Instructions for the task:
Print all the data, keeping every line exactly as it is.

Supplied material:
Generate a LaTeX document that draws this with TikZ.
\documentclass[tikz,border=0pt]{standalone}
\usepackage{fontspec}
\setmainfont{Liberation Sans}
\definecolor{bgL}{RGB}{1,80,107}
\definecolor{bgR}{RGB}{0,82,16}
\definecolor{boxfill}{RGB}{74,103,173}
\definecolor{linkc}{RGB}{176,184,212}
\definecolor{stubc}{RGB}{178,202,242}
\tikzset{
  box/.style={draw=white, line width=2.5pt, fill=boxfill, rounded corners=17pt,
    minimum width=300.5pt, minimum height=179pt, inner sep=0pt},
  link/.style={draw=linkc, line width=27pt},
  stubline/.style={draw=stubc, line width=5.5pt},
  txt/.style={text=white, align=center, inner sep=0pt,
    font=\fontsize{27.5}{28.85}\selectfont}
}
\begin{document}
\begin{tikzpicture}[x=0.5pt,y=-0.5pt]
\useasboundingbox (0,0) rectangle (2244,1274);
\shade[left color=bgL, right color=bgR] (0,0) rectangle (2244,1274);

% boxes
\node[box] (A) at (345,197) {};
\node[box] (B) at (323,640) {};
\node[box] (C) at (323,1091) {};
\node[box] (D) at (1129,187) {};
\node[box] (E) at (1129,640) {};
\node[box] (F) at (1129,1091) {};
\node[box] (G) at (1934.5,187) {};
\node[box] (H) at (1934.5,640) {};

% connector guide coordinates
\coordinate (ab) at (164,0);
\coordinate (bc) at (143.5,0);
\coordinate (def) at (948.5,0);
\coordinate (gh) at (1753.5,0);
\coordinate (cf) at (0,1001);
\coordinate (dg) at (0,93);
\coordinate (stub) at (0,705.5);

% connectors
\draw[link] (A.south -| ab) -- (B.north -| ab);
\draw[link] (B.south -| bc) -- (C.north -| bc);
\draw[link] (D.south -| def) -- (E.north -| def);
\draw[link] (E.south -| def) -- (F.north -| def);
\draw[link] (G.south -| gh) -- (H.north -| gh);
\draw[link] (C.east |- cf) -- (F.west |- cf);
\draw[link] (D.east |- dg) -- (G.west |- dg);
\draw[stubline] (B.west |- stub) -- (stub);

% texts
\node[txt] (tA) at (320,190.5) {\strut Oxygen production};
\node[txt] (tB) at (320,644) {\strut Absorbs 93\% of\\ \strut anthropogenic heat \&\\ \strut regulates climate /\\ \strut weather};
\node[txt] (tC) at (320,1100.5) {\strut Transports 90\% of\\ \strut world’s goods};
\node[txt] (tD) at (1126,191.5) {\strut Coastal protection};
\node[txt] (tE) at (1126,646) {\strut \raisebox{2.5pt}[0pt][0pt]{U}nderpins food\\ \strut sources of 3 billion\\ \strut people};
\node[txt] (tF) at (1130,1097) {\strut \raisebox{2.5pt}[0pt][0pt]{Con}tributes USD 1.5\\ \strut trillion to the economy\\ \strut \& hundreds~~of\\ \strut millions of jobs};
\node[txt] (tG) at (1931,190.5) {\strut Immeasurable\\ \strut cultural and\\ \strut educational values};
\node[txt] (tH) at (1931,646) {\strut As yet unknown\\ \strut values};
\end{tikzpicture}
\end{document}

Response:
Generate a LaTeX document that draws this with TikZ.
\documentclass[tikz,border=0pt]{standalone}
\usepackage{fontspec}
\setmainfont{Liberation Sans}
\definecolor{bgL}{RGB}{1,80,107}
\definecolor{bgR}{RGB}{0,82,16}
\definecolor{boxfill}{RGB}{74,103,173}
\definecolor{linkc}{RGB}{176,184,212}
\definecolor{stubc}{RGB}{178,202,242}
\tikzset{
  box/.style={draw=white, line width=2.5pt, fill=boxfill, rounded corners=17pt,
    minimum width=300.5pt, minimum height=179pt, inner sep=0pt},
  link/.style={draw=linkc, line width=27pt},
  stubline/.style={draw=stubc, line width=5.5pt},
  txt/.style={text=white, align=center, inner sep=0pt,
    font=\fontsize{27.5}{28.85}\selectfont}
}
\begin{document}
\begin{tikzpicture}[x=0.5pt,y=-0.5pt]
\useasboundingbox (0,0) rectangle (2244,1274);
\shade[left color=bgL, right color=bgR] (0,0) rectangle (2244,1274);

% boxes
\node[box] (A) at (345,197) {};
\node[box] (B) at (323,640) {};
\node[box] (C) at (323,1091) {};
\node[box] (D) at (1129,187) {};
\node[box] (E) at (1129,640) {};
\node[box] (F) at (1129,1091) {};
\node[box] (G) at (1934.5,187) {};
\node[box] (H) at (1934.5,640) {};

% connector guide coordinates
\coordinate (ab) at (164,0);
\coordinate (bc) at (143.5,0);
\coordinate (def) at (948.5,0);
\coordinate (gh) at (1753.5,0);
\coordinate (cf) at (0,1001);
\coordinate (dg) at (0,93);
\coordinate (stub) at (0,705.5);

% connectors
\draw[link] (A.south -| ab) -- (B.north -| ab);
\draw[link] (B.south -| bc) -- (C.north -| bc);
\draw[link] (D.south -| def) -- (E.north -| def);
\draw[link] (E.south -| def) -- (F.north -| def);
\draw[link] (G.south -| gh) -- (H.north -| gh);
\draw[link] (C.east |- cf) -- (F.west |- cf);
\draw[link] (D.east |- dg) -- (G.west |- dg);
\draw[stubline] (B.west |- stub) -- (stub);

% texts
\node[txt] (tA) at (320,190.5) {\strut Oxygen production};
\node[txt] (tB) at (320,644) {\strut Absorbs 93\% of\\ \strut anthropogenic heat \&\\ \strut regulates climate /\\ \strut weather};
\node[txt] (tC) at (320,1100.5) {\strut Transports 90\% of\\ \strut world’s goods};
\node[txt] (tD) at (1126,191.5) {\strut Coastal protection};
\node[txt] (tE) at (1126,646) {\strut \raisebox{2.5pt}[0pt][0pt]{U}nderpins food\\ \strut sources of 3 billion\\ \strut people};
\node[txt] (tF) at (1130,1097) {\strut \raisebox{2.5pt}[0pt][0pt]{Con}tributes USD 1.5\\ \strut trillion to the economy\\ \strut \& hundreds~~of\\ \strut millions of jobs};
\node[txt] (tG) at (1931,190.5) {\strut Immeasurable\\ \strut cultural and\\ \strut educational values};
\node[txt] (tH) at (1931,646) {\strut As yet unknown\\ \strut values};
\end{tikzpicture}
\end{document}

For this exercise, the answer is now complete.